Mobility-as-a-Resilience Service in Internet of Robotic Things Through Robust Multiagent Deep Reinforcement Learning

Abstract

The Internet of Robotic Things (IoRT) merges the capabilities of robotics with the connectivity and computing power of Internet of Things (IoT) technologies, enabling seamless data collection, processing, and exchange. This integration enhances robotic systems with greater intelligence, mobility, and autonomy, unlocking significant potential across various applications, including sustainable agriculture. However, deploying IoRT systems in unpredictable environments poses challenges, such as network instability and hardware failures, which have not been thoroughly explored in the literature.

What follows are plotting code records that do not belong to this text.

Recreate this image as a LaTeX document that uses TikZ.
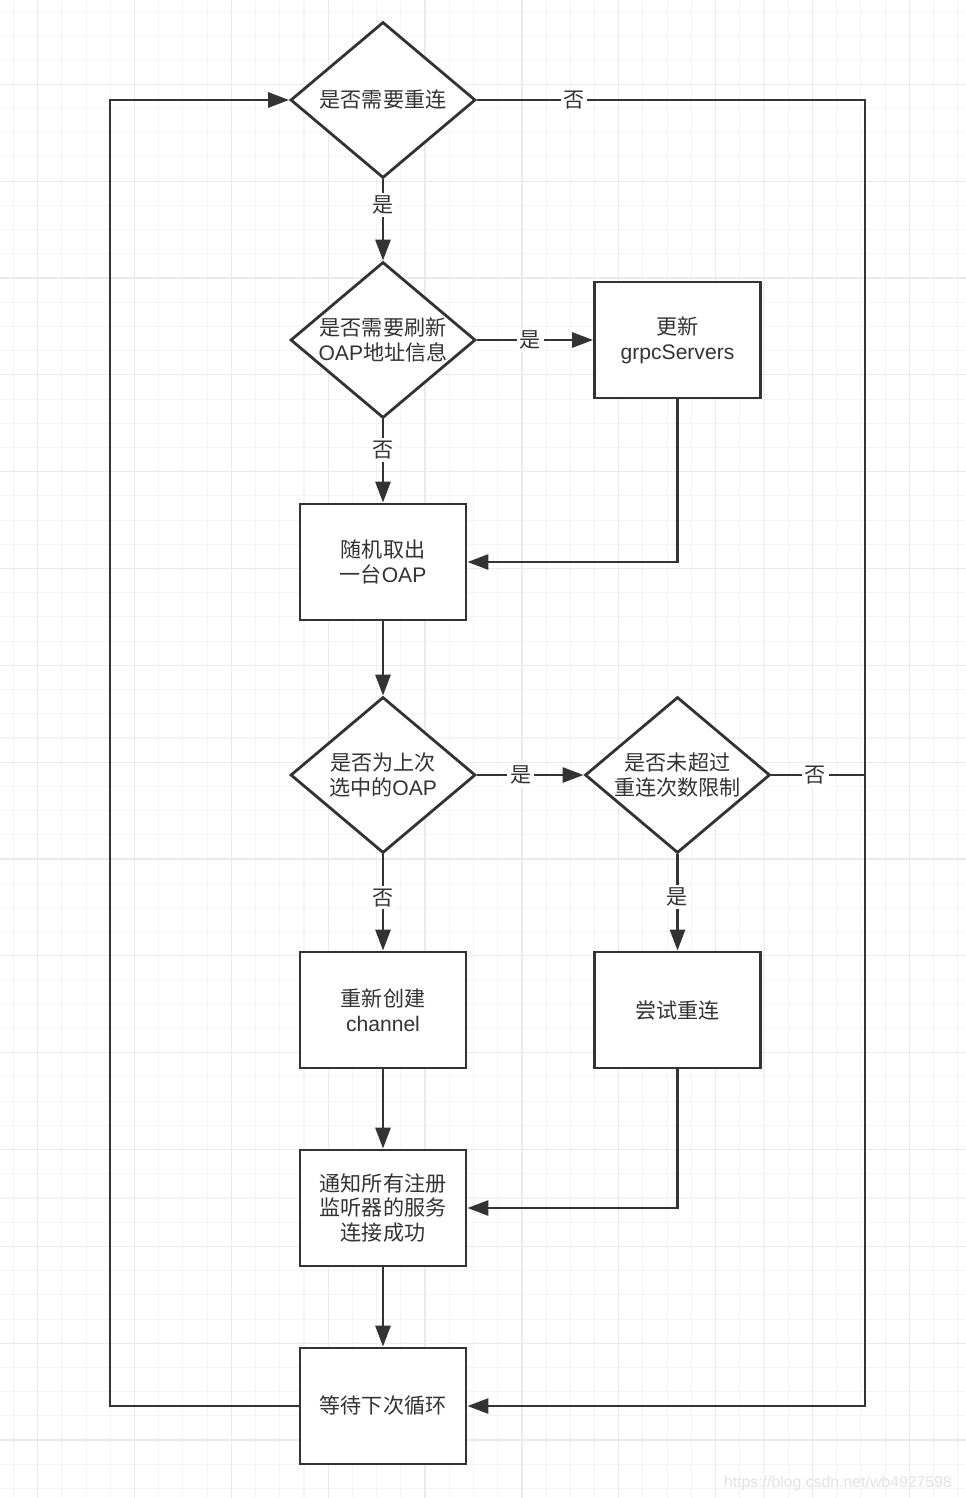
\documentclass[tikz,border=0pt]{standalone}
\usepackage{fontspec}
\setmainfont{Liberation Sans}
\newfontfamily\cjk{Noto Sans CJK SC}
\usepackage{tikz}
\usetikzlibrary{
  arrows.meta,
  positioning,
  shapes.geometric,
  calc
}
\usepackage{xcolor}
\definecolor{ink}{RGB}{51,51,51}
\definecolor{gridminor}{RGB}{244,244,244}
\definecolor{gridmajor}{RGB}{234,234,234}
\definecolor{wmark}{RGB}{226,226,226}
\newcommand{\lat}[1]{{\rmfamily #1}}

\begin{document}
\begin{tikzpicture}[
  every node/.style={font=\cjk\fontsize{12}{14.2}\selectfont, text=ink},
  stepbox/.style={draw=ink, line width=1.6pt, fill=white, minimum width=3.32cm,
                  minimum height=2.32cm, align=center, inner sep=0pt},
  decide/.style={draw=ink, line width=1.6pt, fill=white, diamond, aspect=1.186,
                 minimum width=3.7cm, minimum height=3.12cm, align=center, inner sep=0pt},
  flow/.style={draw=ink, line width=1.6pt},
  lbl/.style={fill=white, inner sep=1.5pt},
  >={Triangle[length=0.42cm, width=0.3cm]}
]

% canvas and grid
\useasboundingbox (0,0) rectangle (19.32,-29.96);
\fill[white] (0,0) rectangle (19.32,-29.96);
\begin{scope}[shift={(0.754,-1.686)}]
  \draw[gridminor, line width=0.6pt, step=0.4842] (-0.754,1.686) grid (18.566,-28.274);
  \draw[gridmajor, line width=0.7pt, step=1.9368] (-0.754,1.686) grid (18.566,-28.274);
\end{scope}

% nodes
\node[decide] (reconn) at (7.66,-2.00) {是否需要重连};
\node[decide] (refresh) at (7.66,-6.80) {是否需要刷新\\\lat{OAP}地址信息};
\node[stepbox] (update) at (13.55,-6.80) {更新\\\lat{grpcServers}};
\node[stepbox] (pick) at (7.66,-11.24) {随机取出\\一台\lat{OAP}};
\node[decide] (same) at (7.66,-15.50) {是否为上次\\选中的\lat{OAP}};
\node[decide] (limit) at (13.55,-15.50) {是否未超过\\重连次数限制};
\node[stepbox] (create) at (7.66,-20.20) {重新创建\\\lat{channel}};
\node[stepbox] (retry) at (13.55,-20.20) {尝试重连};
\node[stepbox] (notify) at (7.66,-24.16) {通知所有注册\\监听器的服务\\连接成功};
\node[stepbox] (wait) at (7.66,-28.12) {等待下次循环};

\coordinate (rrail) at (17.30,-2.00);
\coordinate (lrail) at (2.20,-2.00);

% connectors
\draw[flow, ->] (reconn.south) -- node[lbl, pos=0.32] {是} (refresh.north);
\draw[flow, ->] (reconn.east) -- node[lbl, pos=0.25] {否} (rrail) |- (wait.east);
\draw[flow, ->] (refresh.east) -- node[lbl, pos=0.46] {是} (update.west);
\draw[flow, ->] (refresh.south) -- node[lbl, pos=0.37] {否} (pick.north);
\draw[flow, ->] (update.south) |- (pick.east);
\draw[flow, ->] (pick.south) -- (same.north);
\draw[flow, ->] (same.east) -- node[lbl, pos=0.41] {是} (limit.west);
\draw[flow, ->] (same.south) -- node[lbl, pos=0.45] {否} (create.north);
\draw[flow, ->] (limit.south) -- node[lbl, pos=0.44] {是} (retry.north);
\draw[flow] (limit.east) -- node[lbl, pos=0.47] {否} (limit.east -| rrail);
\draw[flow, ->] (create.south) -- (notify.north);
\draw[flow, ->] (retry.south) |- (notify.east);
\draw[flow, ->] (notify.south) -- (wait.north);
\draw[flow, ->] (wait.west) -| (lrail) -- (reconn.west);

\node[anchor=base east, font=\rmfamily\fontsize{9}{11}\selectfont, text=wmark] (wm)
  at (19.16,-29.74) {https://blog.csdn.net/wb4927598};

\end{tikzpicture}
\end{document}
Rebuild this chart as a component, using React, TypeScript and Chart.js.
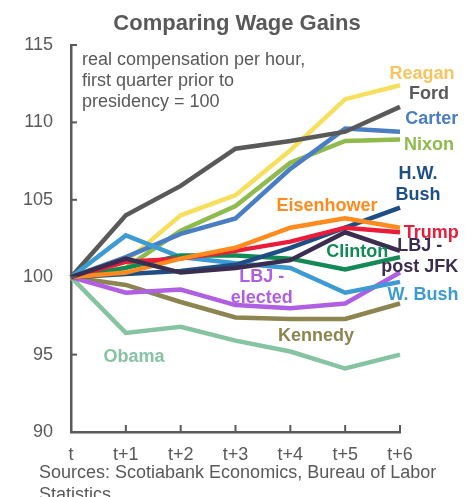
import React, { useEffect, useRef } from "react";
import { Chart, registerables } from "chart.js";
Chart.register(...registerables);

const FONT = "'Liberation Sans', Arial, sans-serif";
const GRAY = "#595959";

const categories = ["t", "t+1", "t+2", "t+3", "t+4", "t+5", "t+6"];
const yMin = 90;
const yMax = 115;
const yStep = 5;

const lbjPost = [100, 101.2, 100.3, 100.6, 101.1, 102.9, 101.7];
const eisenhower = [100, 100.3, 101.2, 101.9, 103.2, 103.8, 103.2];
const trump = [100, 101.0, 101.2, 101.7, 102.3, 103.2, 102.9];
const hwBush = [100, 100.2, 100.4, 100.8, 101.9, 103.2, 104.5];
const clinton = [100, 100.6, 101.4, 101.4, 101.2, 100.5, 101.3];
const wBush = [100, 102.7, 101.3, 100.9, 100.6, 99.0, 99.7];
const lbjElected = [100, 99.0, 99.2, 98.2, 98.0, 98.3, 100.3];
const kennedy = [100, 99.5, 98.4, 97.4, 97.3, 97.3, 98.3];
const obama = [100, 96.4, 96.8, 95.9, 95.2, 94.1, 95.0];
const ford = [100, 104.0, 105.9, 108.3, 108.8, 109.4, 111.0];
const carter = [100, 101.3, 102.8, 103.8, 107.0, 109.6, 109.4];
const nixon = [100, 100.6, 103.0, 104.6, 107.4, 108.8, 108.9];
const reagan = [100, 101.0, 104.0, 105.3, 108.2, 111.5, 112.4];

const seriesNames = [
  "LBJ - post JFK", "Eisenhower", "Trump", "H.W. Bush", "Clinton", "W. Bush",
  "LBJ - elected", "Kennedy", "Obama", "Ford", "Carter", "Nixon", "Reagan",
];
const seriesData = [
  lbjPost, eisenhower, trump, hwBush, clinton, wBush,
  lbjElected, kennedy, obama, ford, carter, nixon, reagan,
];
const seriesColors = [
  "#3b2d4f", "#ff8a1e", "#ea1c3a", "#1f4e85", "#118a55", "#3c9bd2",
  "#b05fe3", "#8c8550", "#86c3a1", "#595959", "#4a7ec4", "#8fba4c", "#f7df5e",
];

const title = "Comparing Wage Gains";
const noteLines = ["real compensation per hour,", "first quarter prior to", "presidency = 100"];
const sourceLines = ["Sources: Scotiabank Economics, Bureau of Labor", "Statistics"];

// series labels: text lines, colour, anchor (centre of the block) in data coordinates
const seriesLabels = [
  { lines: ["Reagan"], color: "#f6c560", xi: 6.40, v: 113.15 },
  { lines: ["Ford"], color: "#595959", xi: 6.53, v: 111.85 },
  { lines: ["Carter"], color: "#4a7ec4", xi: 6.58, v: 110.2 },
  { lines: ["Nixon"], color: "#8fba4c", xi: 6.53, v: 108.56 },
  { lines: ["H.W.", "Bush"], color: "#1f4e85", xi: 6.33, v: 105.98 },
  { lines: ["Eisenhower"], color: "#ff8a1e", xi: 4.67, v: 104.62 },
  { lines: ["Trump"], color: "#ea1c3a", xi: 6.57, v: 102.85 },
  { lines: ["Clinton"], color: "#118a55", xi: 5.22, v: 101.6 },
  { lines: ["LBJ -", "post JFK"], color: "#3b2d4f", xi: 6.36, v: 101.35 },
  { lines: ["LBJ -", "elected"], color: "#b05fe3", xi: 3.48, v: 99.35 },
  { lines: ["W. Bush"], color: "#3c9bd2", xi: 6.42, v: 98.84 },
  { lines: ["Kennedy"], color: "#8c8550", xi: 4.47, v: 96.19 },
  { lines: ["Obama"], color: "#86c3a1", xi: 1.15, v: 94.83 },
];

const decorPlugin = {
  id: "decor",
  afterDraw(chart: any) {
    const { ctx, scales, chartArea } = chart;
    const x = scales.x;
    const y = scales.y;
    ctx.save();
    // inward ticks
    ctx.strokeStyle = GRAY;
    ctx.lineWidth = 2;
    y.ticks.forEach((_t: any, i: number) => {
      const py = y.getPixelForTick(i);
      ctx.beginPath();
      ctx.moveTo(chartArea.left, py);
      ctx.lineTo(chartArea.left + 6, py);
      ctx.stroke();
    });
    x.ticks.forEach((_t: any, i: number) => {
      const px = x.getPixelForTick(i);
      ctx.beginPath();
      ctx.moveTo(px, chartArea.bottom);
      ctx.lineTo(px, chartArea.bottom - 7);
      ctx.stroke();
    });
    // title
    ctx.fillStyle = GRAY;
    ctx.font = `bold 22px ${FONT}`;
    ctx.textAlign = "center";
    ctx.textBaseline = "alphabetic";
    ctx.fillText(title, 237, 30);
    // note
    ctx.font = `18px ${FONT}`;
    ctx.textAlign = "left";
    noteLines.forEach((l, i) => ctx.fillText(l, chartArea.left + 11, 64.5 + i * 21));
    // sources
    sourceLines.forEach((l, i) => ctx.fillText(l, 39, 478 + i * 22));
    // series labels
    ctx.font = `bold 18px ${FONT}`;
    ctx.textAlign = "center";
    ctx.textBaseline = "middle";
    seriesLabels.forEach((lab) => {
      const px = x.getPixelForValue(lab.xi);
      const py = y.getPixelForValue(lab.v);
      ctx.fillStyle = lab.color;
      const n = lab.lines.length;
      lab.lines.forEach((l, i) => ctx.fillText(l, px, py + (i - (n - 1) / 2) * 21));
    });
    ctx.restore();
  },
};

export default function App() {
  const ref = useRef<HTMLCanvasElement>(null);
  useEffect(() => {
    if (!ref.current) return;
    Chart.defaults.font.family = FONT;
    const chart = new Chart(ref.current, {
      type: "line",
      data: {
        labels: categories,
        datasets: seriesNames.map((name, i) => ({
          label: name,
          data: seriesData[i],
          borderColor: seriesColors[i],
          backgroundColor: seriesColors[i],
          borderWidth: 4.5,
          pointRadius: 0,
          tension: 0,
          fill: false,
        })),
      },
      options: {
        responsive: false,
        animation: false,
        layout: { padding: { top: 45, right: 74, left: 0, bottom: 0 } },
        plugins: { legend: { display: false }, tooltip: { enabled: false }, title: { display: false } },
        scales: {
          x: {
            offset: false,
            grid: { display: false, drawTicks: false },
            border: { display: true, color: GRAY, width: 2.5 },
            ticks: { color: GRAY, font: { size: 18 }, padding: 12, maxRotation: 0, autoSkip: false },
            afterFit: (s: any) => { s.height = 65; },
          },
          y: {
            min: yMin,
            max: yMax,
            grid: { display: false, drawTicks: false },
            border: { display: true, color: GRAY, width: 2.5 },
            ticks: { stepSize: yStep, color: GRAY, font: { size: 18 }, padding: 18 },
            afterFit: (s: any) => { s.width = 71; },
          },
        },
      },
      plugins: [decorPlugin],
    });
    return () => chart.destroy();
  }, []);
  return (
    <div style={{ position: "fixed", left: 0, top: 0, width: 474, height: 497, background: "#fff" }}>
      <canvas ref={ref} width={474} height={497} />
    </div>
  );
}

To address these issues, this article introduces Mobility-as-a-Resilience Service (MaaRS), a model that leverages the mobility of active uncrewed aerial vehicles (UAVs), strategically relocating them to critical points of interest in response to potential data collection failures, optimizing resource allocation and enhancing system resilience, particularly in smart farm scenarios. Additionally, a robust multiagent deep deterministic policy gradient (RMADDPG) method is devised to enable efficient task allocation and system recovery in the presence of model uncertainty, observation noise, and reward uncertainty. Extensive simulations demonstrate that the proposed method achieved a significant boost in performance, efficiency, and stability over the state-of-the-art.